Nachitschewan hat auch eine 17 Kilometer lange Grenze zur Türkei. Das Waffenstillstandsabkommen von 2020 sah eine Verbindung zwischen Nachitschewan und dem Rest Aserbaidschans durch Sangesur vor. Obwohl auf armenischem Gebiet gelegen, sollte die Verbindung allein von Russland kontrolliert werden. Ein Durchbruch der Armee Aserbaidschans nach Nachitschewan würde die Präsenz Russlands überflüssig machen und der Türkei eine von Russland und Armenien unabhängige Landverbindung zu den Turkrepubliken Zentralasiens öffnen.

Der Krieg gegen die Ukraine bindet Russlands Armee immer stärker. Gleichzeitig wurde Aserbaidschan als Gaslie­ferant für die EU aufgewertet. Die Türkei liefert zwar der Ukraine Waffen, trägt aber die westlichen Sanktionen gegen Russland nicht mit. Möglicherweise hat der aserbaidschanische Präsident Ilham Alijew den Angriff im Einverständnis mit Erdoğan begonnen. Am 5. September begannen gemeinsame Manöver der türkischen und aserbaidschanischen Luftwaffe; solche waren auch dem Angriff von 2020 vorangegangen. Später räumte Alijew selbst ein, damals den Krieg begonnen zu haben. Auch dass der jüngste Angriff nur Tage vor einem Treffen der Staats- und Regierungschefs der Shanghaier Organisation für Zusammenarbeit (SOZ) mit Sitz in Peking und eines Treffens von Erdoğan und Wladimir Putin erfolgte, passt ins Bild. Die Türkei hat bislang nur einen Beobachterstatus bei der SOZ. Erdoğan stellte nun einen Antrag auf Mitgliedschaft. Der Organisation gehören neben China auch Russland, In­dien und die ehemaligen sowjetischen Republiken in Zentralasien an.

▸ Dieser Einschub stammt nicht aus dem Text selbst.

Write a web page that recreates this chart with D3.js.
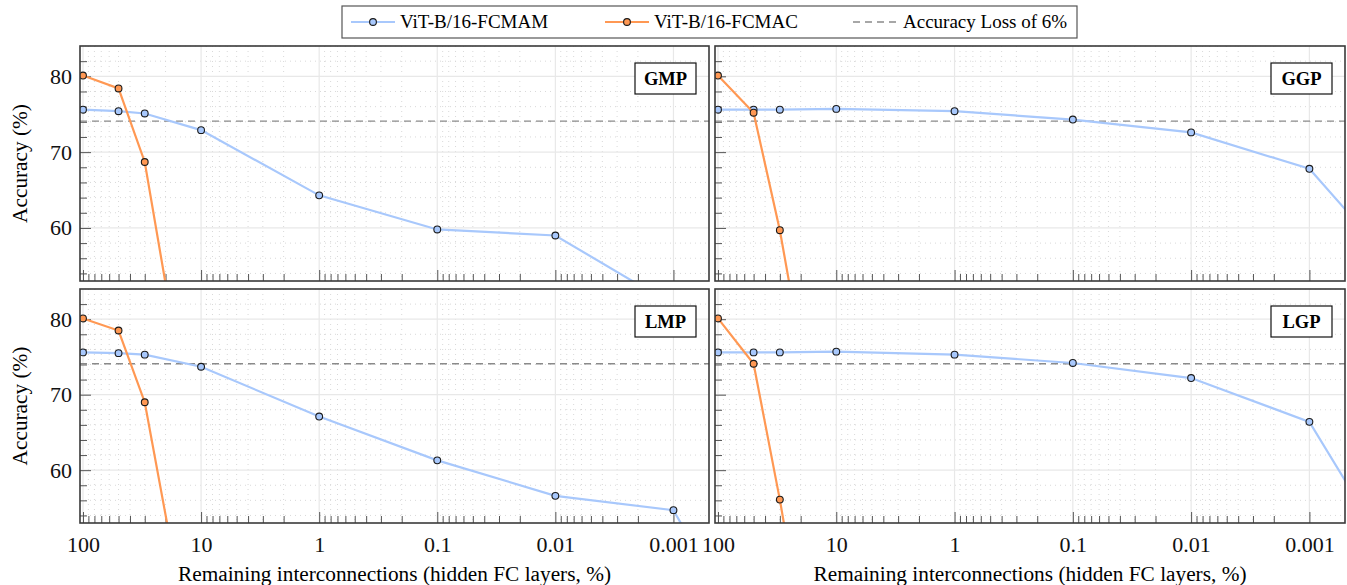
<!DOCTYPE html>
<html>
<head>
<meta charset="utf-8">
<script src="https://cdn.jsdelivr.net/npm/d3@7"></script>
<style>
  body { margin: 0; background: #fff; }
  svg { display: block; font-family: "Liberation Serif", "Times New Roman", serif; }
</style>
</head>
<body>
<div id="chart"></div>
<script>
// remaining interconnections (%) for each evaluated point
var ratios = [100, 50, 30, 10, 1, 0.1, 0.01, 0.001, 0.0001];
var majorTicks = [100, 10, 1, 0.1, 0.01, 0.001];
var yTicks = [60, 70, 80];

var panelNames = ["GMP", "GGP", "LMP", "LGP"];

// accuracy (%) per panel
var fcmamGMP = [75.6, 75.4, 75.1, 72.9, 64.3, 59.8, 59.0, 49.8];
var fcmacGMP = [80.1, 78.4, 68.7, 25.3];
var fcmamGGP = [75.6, 75.6, 75.6, 75.7, 75.4, 74.3, 72.6, 67.8, 50.1];
var fcmacGGP = [80.1, 75.2, 59.7, 18.0];
var fcmamLMP = [75.6, 75.5, 75.3, 73.7, 67.1, 61.3, 56.6, 54.7, 27.2];
var fcmacLMP = [80.1, 78.5, 69.0, 28.6];
var fcmamLGP = [75.6, 75.6, 75.6, 75.7, 75.3, 74.2, 72.2, 66.4, 40.6];
var fcmacLGP = [80.1, 74.1, 56.1, 12.7];

var baseline = 80.1;
var lossPct = 6;

var seriesNames = ["ViT-B/16-FCMAM", "ViT-B/16-FCMAC"];
var lossLabel = "Accuracy Loss of 6%";

(function() {
  var W = 1347, H = 585;
  var blue = "#a8c8fc", orange = "#ff9853";
  var axisColor = "#3a3a3a";
  var serif = "'Liberation Serif', 'Times New Roman', serif";

  var panels = [
    { name: panelNames[0], mam: fcmamGMP, mac: fcmacGMP, x0: 80, x1: 709, y0: 46, y1: 281, left: true },
    { name: panelNames[1], mam: fcmamGGP, mac: fcmacGGP, x0: 715, x1: 1345, y0: 46, y1: 281, left: false },
    { name: panelNames[2], mam: fcmamLMP, mac: fcmacLMP, x0: 80, x1: 709, y0: 289, y1: 523, left: true },
    { name: panelNames[3], mam: fcmamLGP, mac: fcmacLGP, x0: 715, x1: 1345, y0: 289, y1: 523, left: false }
  ];

  var minorX = [];
  majorTicks.slice(1).forEach(function(d) {
    for (var k = 2; k <= 9; k++) minorX.push(+(k * d).toPrecision(3));
  });
  var minorY = d3.range(54, 85, 2).filter(function(v) { return v % 10 !== 0; });

  var svg = d3.select("#chart").append("svg").attr("width", W).attr("height", H);
  var defs = svg.append("defs");

  panels.forEach(function(p, i) {
    var x = d3.scaleLog().domain([106, 0.0005]).range([p.x0, p.x1]);
    var y = d3.scaleLinear().domain([53, 84]).range([p.y1, p.y0]);
    var g = svg.append("g").attr("class", "panel");

    defs.append("clipPath").attr("id", "clip" + i).append("rect")
      .attr("x", p.x0).attr("y", p.y0).attr("width", p.x1 - p.x0).attr("height", p.y1 - p.y0);

    // grids
    var grid = g.append("g");
    grid.selectAll(".mx").data(minorX).enter().append("line")
      .attr("x1", function(d) { return x(d); }).attr("x2", function(d) { return x(d); })
      .attr("y1", p.y0).attr("y2", p.y1)
      .attr("stroke", "#d9d9d9").attr("stroke-dasharray", "1,4");
    grid.selectAll(".my").data(minorY).enter().append("line")
      .attr("x1", p.x0).attr("x2", p.x1)
      .attr("y1", function(d) { return y(d); }).attr("y2", function(d) { return y(d); })
      .attr("stroke", "#d9d9d9").attr("stroke-dasharray", "1,4");
    grid.selectAll(".Mx").data(majorTicks).enter().append("line")
      .attr("x1", function(d) { return x(d); }).attr("x2", function(d) { return x(d); })
      .attr("y1", p.y0).attr("y2", p.y1)
      .attr("stroke", "#e8e8e8").attr("stroke-width", 1.2);
    grid.selectAll(".My").data(yTicks).enter().append("line")
      .attr("x1", p.x0).attr("x2", p.x1)
      .attr("y1", function(d) { return y(d); }).attr("y2", function(d) { return y(d); })
      .attr("stroke", "#e8e8e8").attr("stroke-width", 1.2);

    // axes (ticks inside)
    var xAxis = d3.axisBottom(x).tickValues(majorTicks).tickSize(-11).tickSizeOuter(0)
      .tickPadding(13).tickFormat(function(d) { return String(d); });
    var xg = g.append("g").attr("transform", "translate(0," + p.y1 + ")").call(xAxis);
    var xMinor = d3.axisBottom(x).tickValues(minorX).tickSize(-7).tickSizeOuter(0).tickFormat("");
    var xmg = g.append("g").attr("transform", "translate(0," + p.y1 + ")").call(xMinor);
    if (i < 2) xg.selectAll("text").remove();

    var yAxis = d3.axisLeft(y).tickValues(yTicks).tickSize(-11).tickSizeOuter(0).tickPadding(8);
    var yg = g.append("g").attr("transform", "translate(" + p.x0 + ",0)").call(yAxis);
    var yMinor = d3.axisLeft(y).tickValues(minorY.filter(function(v) { return v < 84; }))
      .tickSize(-7).tickSizeOuter(0).tickFormat("");
    var ymg = g.append("g").attr("transform", "translate(" + p.x0 + ",0)").call(yMinor);
    if (!p.left) yg.selectAll("text").remove();

    [xg, xmg, yg, ymg].forEach(function(a) {
      a.attr("font-family", serif);
      a.select(".domain").remove();
      a.selectAll("line").attr("stroke", "#555").attr("stroke-width", 1);
      a.selectAll("text").attr("fill", "#111").style("font-size", "22px")
        .style("font-family", serif);
    });

    // loss threshold
    g.append("line").attr("x1", p.x0).attr("x2", p.x1)
      .attr("y1", y(baseline - lossPct)).attr("y2", y(baseline - lossPct))
      .attr("stroke", "#8a8a8a").attr("stroke-width", 1.3).attr("stroke-dasharray", "7,5");

    var plot = g.append("g").attr("clip-path", "url(#clip" + i + ")");
    var line = d3.line().x(function(d) { return x(d[0]); }).y(function(d) { return y(d[1]); });

    [[p.mam, blue], [p.mac, orange]].forEach(function(s) {
      var pts = s[0].map(function(v, j) { return [ratios[j], v]; });
      plot.append("path").datum(pts).attr("d", line)
        .attr("fill", "none").attr("stroke", s[1]).attr("stroke-width", 2.2);
      plot.selectAll(null).data(pts).enter().append("circle")
        .attr("cx", function(d) { return x(d[0]); }).attr("cy", function(d) { return y(d[1]); })
        .attr("r", 3.4).attr("fill", s[1]).attr("stroke", "#1a1a1a").attr("stroke-width", 1.1);
    });

    // frame
    g.append("rect").attr("x", p.x0).attr("y", p.y0)
      .attr("width", p.x1 - p.x0).attr("height", p.y1 - p.y0)
      .attr("fill", "none").attr("stroke", axisColor).attr("stroke-width", 1.6);

    // panel tag
    var tag = g.append("g").attr("transform", "translate(" + (p.x1 - 74) + "," + (p.y0 + 17) + ")");
    tag.append("rect").attr("width", 61).attr("height", 31)
      .attr("fill", "#fff").attr("stroke", "#111").attr("stroke-width", 1.2);
    tag.append("text").attr("x", 30.5).attr("y", 22).attr("text-anchor", "middle")
      .style("font-family", serif).style("font-weight", "bold").style("font-size", "18.5px").text(p.name);

    if (i >= 2) {
      g.append("text").attr("x", (p.x0 + p.x1) / 2).attr("y", 581).attr("text-anchor", "middle")
        .style("font-family", serif).style("font-size", "21.3px")
        .text("Remaining interconnections (hidden FC layers, %)");
    }
    if (p.left) {
      g.append("text").attr("transform", "translate(27," + ((p.y0 + p.y1) / 2) + ") rotate(-90)")
        .attr("text-anchor", "middle").style("font-family", serif).style("font-size", "21.3px")
        .text("Accuracy (%)");
    }
  });

  // legend
  var lg = svg.append("g").attr("class", "legend");
  lg.append("rect").attr("x", 342).attr("y", 6).attr("width", 735).attr("height", 32)
    .attr("fill", "#fff").attr("stroke", "#555").attr("stroke-width", 1.2);
  var items = [
    { label: seriesNames[0], color: blue, x: 351, dash: null },
    { label: seriesNames[1], color: orange, x: 605, dash: null },
    { label: lossLabel, color: "#8a8a8a", x: 853, dash: "7,5" }
  ];
  items.forEach(function(it) {
    lg.append("line").attr("x1", it.x).attr("x2", it.x + 44).attr("y1", 22).attr("y2", 22)
      .attr("stroke", it.color).attr("stroke-width", it.dash ? 1.3 : 2.2)
      .attr("stroke-dasharray", it.dash);
    if (!it.dash) {
      lg.append("circle").attr("cx", it.x + 22).attr("cy", 22).attr("r", 3.4)
        .attr("fill", it.color).attr("stroke", "#1a1a1a").attr("stroke-width", 1.1);
    }
    lg.append("text").attr("x", it.x + (it.dash ? 50 : 49)).attr("y", 28)
      .style("font-family", serif).style("font-size", "19px").text(it.label);
  });
}).call(this);
</script>
</body>
</html>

Es sieht so aus, als habe Erdoğan den Konflikt auch benutzt, um sich als Mitspieler in Asien aufzuwerten. Putin mag es mit einem weinenden und einem lachenden Auge sehen. Schließlich hat Armenien trotz seiner Abhängigkeit von Russland in der Uno nicht gegen die Verurteilung des russischen Überfalls gestimmt. Nun wurde es an diese Abhängigkeit drastisch erinnert. Auch ist Putin der Türkei verpflichtet bei der Umgehung der westlichen Sanktionen.